Thanks to the signals from these sensors, it is possible to analyse biomarkers relating to muscle fatigue or movement coordination. Thus, when faced with a movement generated by muscular activation, the combined analysis of both information, the kinematics of the inertial sensor on the one hand, and the muscular activation of the electromyographic sensor on the other, offers more precise information on the behaviour of the user or patient at a neuro-mechanical level. The difficulty of the rehabilitation exercises will be a function of the kinematics of the user's limb as determined by the calculation software.

TECHNOLOGY ADVANTAGES

The developed device has the following advantages:

• Reduced cost, providing greater accessibility to both individuals and rehabilitation centres;
• Competitive and reliable system;
• Easy portability;
• Ease of use;
• Based on the user's own motivation.

INNOVATIVE TECHNOLOGY ASPECTS

The main innovative aspects of this sensorised device are as follows:

• The use of a low-cost sensorised sleeve, which will make it a more accessible device.
• The application will not require the use of additional sensors and will be able to work with a laptop with webcam.
• Technology that allows individual home rehabilitation from home by the patient.
• Integral tool based on patient motivation (serious-games) and allowing the interface to adapt/adjust based on quantitative metrics of their motor function (fatigue, kinematics of the affected arm, force amplitude, etc.).

CURRENT STATE OF DEVELOPMENT

The technology is developed at laboratory scale and a prototype is available for demonstration. See in Figure 2 the series of images of the device in operation.

The next steps will be the design of a pre-commercial prototype and its validation on a larger number of users.

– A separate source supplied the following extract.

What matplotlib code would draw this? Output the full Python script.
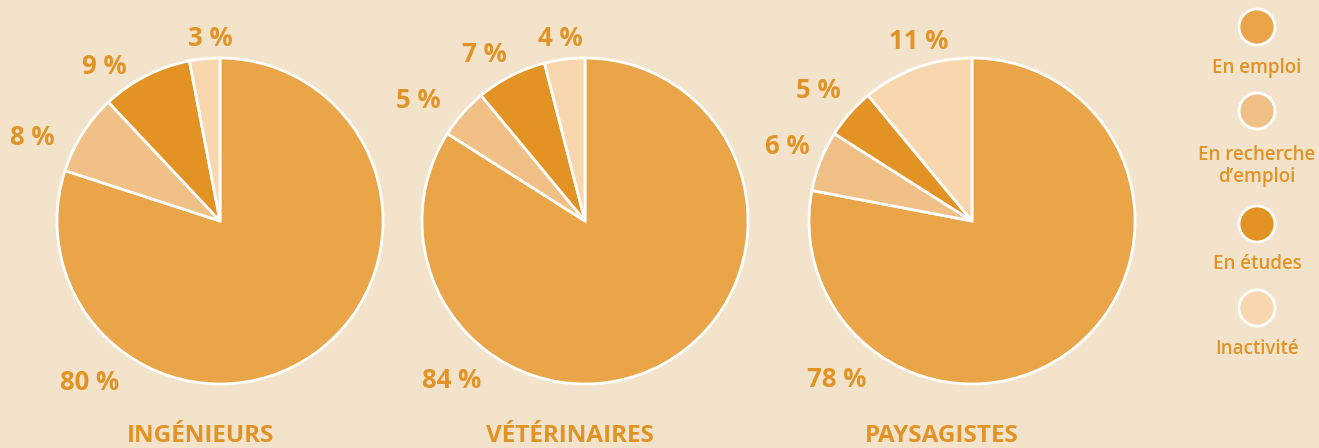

INTELLECTUAL PROPERTY RIGHTS

This technology is protected by a patent application:

• Patent title: 'Sensorised device for rehabilitation of a bodily limb'.
• Application number: P202230528.
• Application date: 15 June 2022.

APPLICATION FIELDS

The present invention falls within the field of wearable systems for the rehabilitation of a body member of a user, specifically an arm, although it can also cover the shoulder, chest and back, although it could alternatively be used for the leg.

This rehabilitation system would improve the recovery of the patient's upper limb motor function through adaptive therapy based on quantitative metrics, such as muscle activity, arm kinematics, force amplitude, ranges of motion, etc.

This rehabilitation device could be used by both individuals and rehabilitation centres.

Therefore, this technology would be useful in the fields of smart textiles, wearable systems, rehabilitation systems, tele-rehabilitation and home rehabilitation.

COLLABORATION SOUGHT

Companies interested in acquiring this technology for commercial exploitation are sought:

• Patent licensing agreements.
• R&D projects for the application of this technology in other body parts or in the field of sports.
• Proof of concept projects.
• Other related R&D projects.

Company profile sought:

• Companies manufacturing smart textiles or wearable systems for the medical sector.
• Companies manufacturing rehabilitation, tele-rehabilitation and home rehabilitation systems.
• Companies specialising in the development and marketing of medical devices.